Where have I been? Good question. Not sure the answer. I really don't know why I lost inspiration for blogging. The ages of my children have something to do with it, I think. Stuff God has been showing me about myself has something to do with it too.
But I won't get into that here. At least not today.
So...
-- In March I turned 33... no wait...34. duh. Anyone else have a difficult time remembering how old you are? Probably just me. So for my birthday my brother and his wife gave me an iPod touch. TOTALLY blew me away. My favorite thing about my iPod (and this might seem silly) is the free texting app I use and the iMessage I can use with several family members, including John. Our cell plan doesn't include a bundle of texts for me, so each text costs us $.20. It adds up and I don't like it when expenses add up. So now I can text back and forth with my people without that dark cloud looming. There are lots of other things I enjoy about my iPod too of course -- like Instagram and playing Draw Something with my girls. And listening to music at work and John Piper sermons when I'm laying out to get a suntan in my backyard. (which I only do to look good for my husband -- because for me laying in the sun and dripping with sweat is almost torture.)
-- We also finished school just before Memorial Day and went camping. It always feels good to finish something big and then immediately unplug and have fun.
-- I haven't made any decisions about next school year. I have ideas, but no decisions. I feel like I have time, but June is almost over already! One thing God has been pressing on me -- I must be more intentional this year about creating time for our girls to grow in their gifts. This means art and language classes and more time teaching them how to cook and bake.
-- We are SUPER excited that John's sister, Jayme, is 7 months pregnant with their first little one! I can't quite describe what it's like to see Jayme 7 months pregnant. It's extraordinarily amazing because I've been hoping for so long for a baby for her and there were times when I wondered if God would give them this gift -- my faith is so weak. He is able to do immeasurably more than we can ask or imagine! And I know He not only created this miracle in Jayme, but He is creating even more miracles through this miracle baby GIRL! Yay!

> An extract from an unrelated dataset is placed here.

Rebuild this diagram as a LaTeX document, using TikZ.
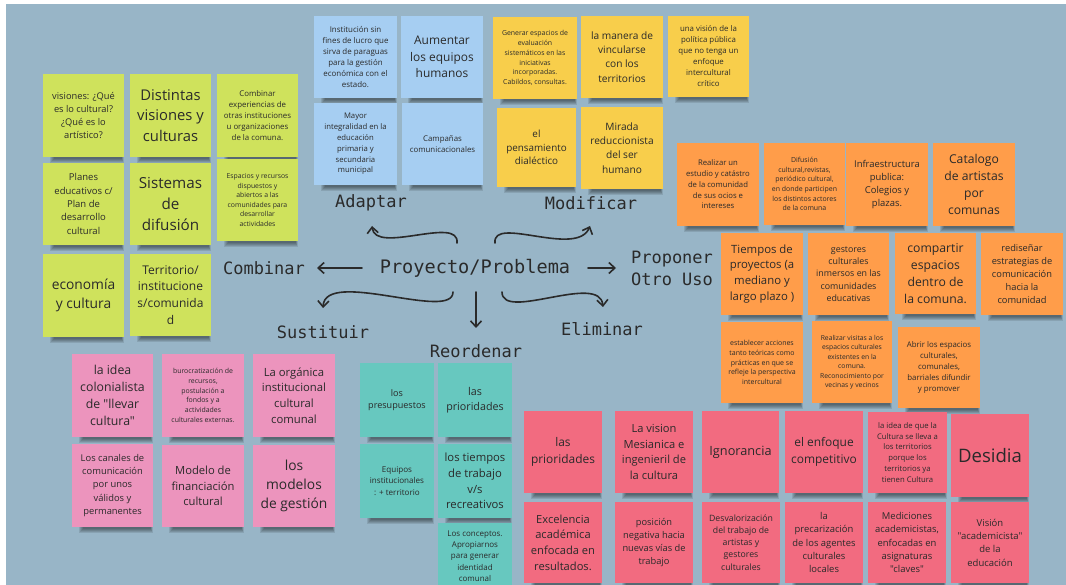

-- This summer I'm on a mission to get my house in order and get rid of a lot of junk. I'm embarrassed to admit that when in doubt - I keep stuff. I have stacks of paper in this house that I DON'T NEED. No one ever told me (and I probably never asked) how much paperwork is really necessary to keep. I have a whole file cabinet full of old bills and papers. Time to shred some paper and find more space in our little house. And sadly, I keep other things I don't need as well... because you just never know if you might need it someday. We live on a tight budget, so there is this fear and trust issue I'm dealing with here... if I need it someday, I might not be able to buy it again. Do you see that trap? That lie?! That lack of faith in my great BIG God who meets ALL my needs -- my real and TRUE needs?! Also -- I'm sentimental. That's a trap too... but not as clear-cut. Anyone reading this? :o) If so, how much do you keep?
-- I've been reading
The Hiding Place by Corrie Ten Boom -- for the first time EVER. I don't know why it took me so long to get my hands on this book. It's an amazing story and the timing of reading it
now has been perfect. Something else to thank God for. He is good -- really and truly GOOD.